Christopher O'Connell (born 3 June 1994) is an Australian professional tennis player. He grew up on the Northern Beaches of Sydney. O'Connell reached a career high ATP singles ranking of World No. 78 on 28 November 2022 and a doubles ranking of No. 460 on 25 April 2022. He made his ATP Tour debut in January 2017 in his hometown at the Sydney International.

Career

2011–16: Professional career beginnings
O'Connell played his first ITF Men's Circuit match in October 2011, where he defeated Robert Howe in the Australia F8 before being defeated in the second round. O'Connell ended 2011 with a ranking of 1745. In 2012, O'Connell lost in the first round of qualifying for the Caloundra Challenger while attending the Australian Institute of Sport on a tennis scholarship. He played two more ITF tournaments in Asia before having an 22-month hiatus from professional tennis.

In 2014, O'Connell was given a wild card into the qualifying rounds of the 2014 McDonald's Burnie International, where he qualified and made the quarter-final. He then played a series of ITF tournaments across Australia before travelling to Europe. In June 2014, he played in and won his first ITF Men's Circuit final in Bol, Croatia. He returned to Australia and played in the Latrobe City Traralgon ATP Challenger. He ended 2014 with a ranking of 487. In 2015, O'Connell played sporadically on the ITF and Challenger circuits across Australia and Asia, without a title. His best result was a quarter-final result at Gimcheon Challenger. Also in 2015, O'Connell worked in his hometown of Sydney, Australia to save money. He ended 2015 the year with a ranking of 567.
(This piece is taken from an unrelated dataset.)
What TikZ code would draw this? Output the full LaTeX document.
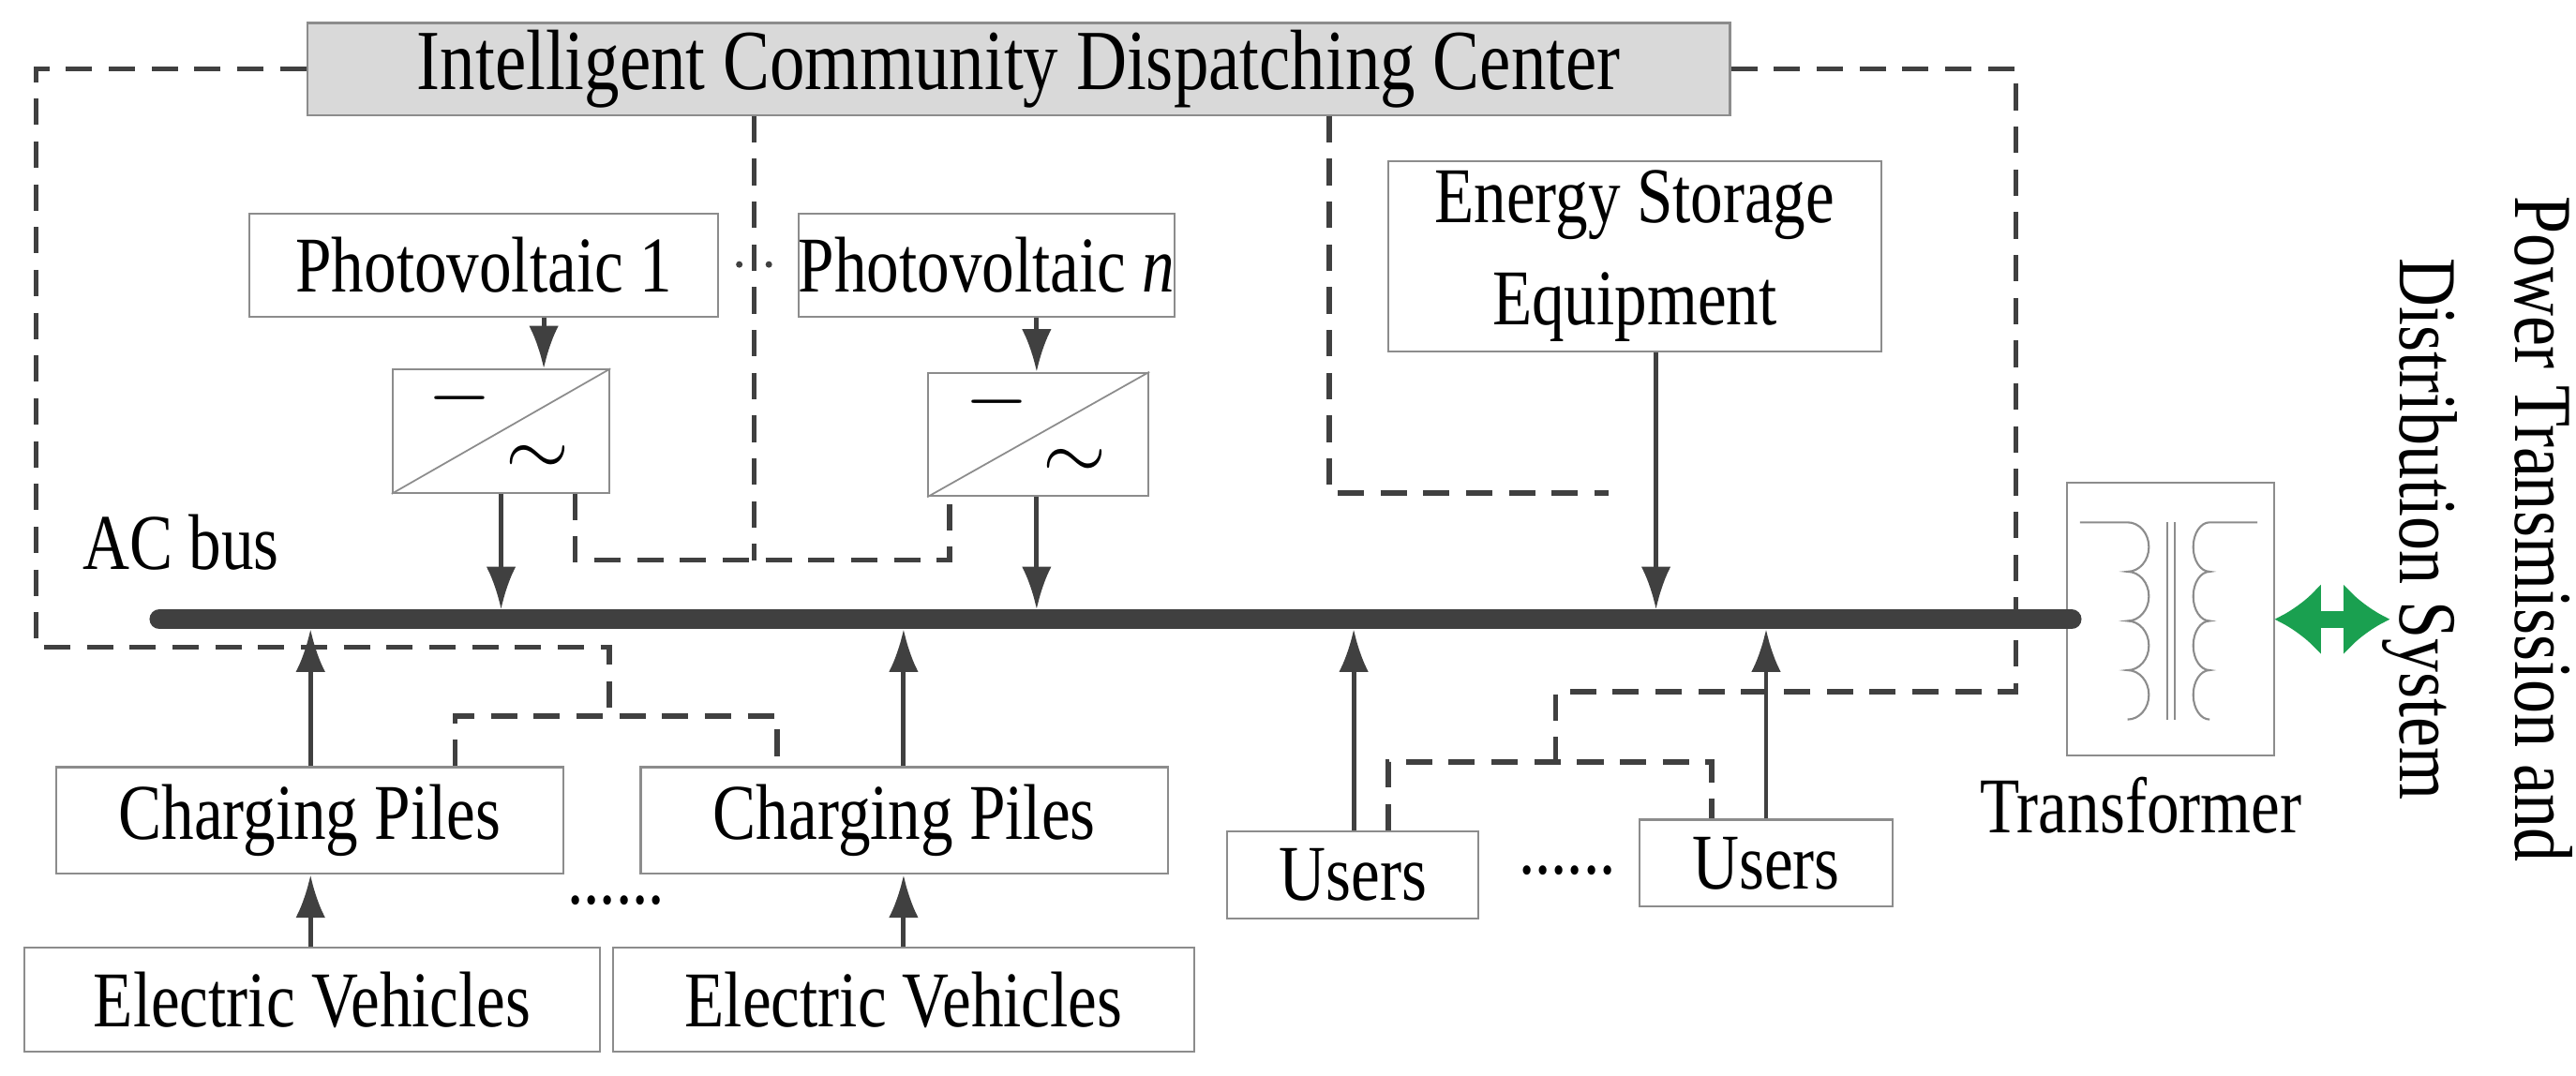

In 2016, O'Connell won five ITF Futures titles across Australia and Europe. In December 2016, O'Connell said; “I decided this year just to play a lot of matches. I think I've played over 80 matches this year and I've predominantly been in Europe - I was there for about seven months just playing week-in and week-out on the clay so I've got a lot match fitness and experience.”  Massively improving his ranking in 2016, O'Connell finished the year ranked 237.

2017–18: Major & ATP debuts, injury struggles, severe drop in rankings
In January 2017, O'Connell made his ATP World Tour debut after qualifying for the Sydney International in his hometown. He was defeated in the first round by Portugal's Gastão Elias. O'Connell then received a wildcard for the 2017 Australian Open where he lost his first round match in straight sets to (then) world number 15 Grigor Dimitrov in his Grand Slam debut. O'Connell then competed in the Burnie and Launceston challengers, before competing on the ATP Challenger Tour across Asia, Europe and North America with limited success. In October, O'Connell qualified for and reached the semi-final of the Fairfield Challenger. O'Connell finished 2017 with a singles ranking of 393.

The 2018 season was interrupted by a knee injury for O'Connell  where he was only able to play 24 matches across the Futures, Challenger and ATP World Tours finishing the year with a singles ranking of 1185.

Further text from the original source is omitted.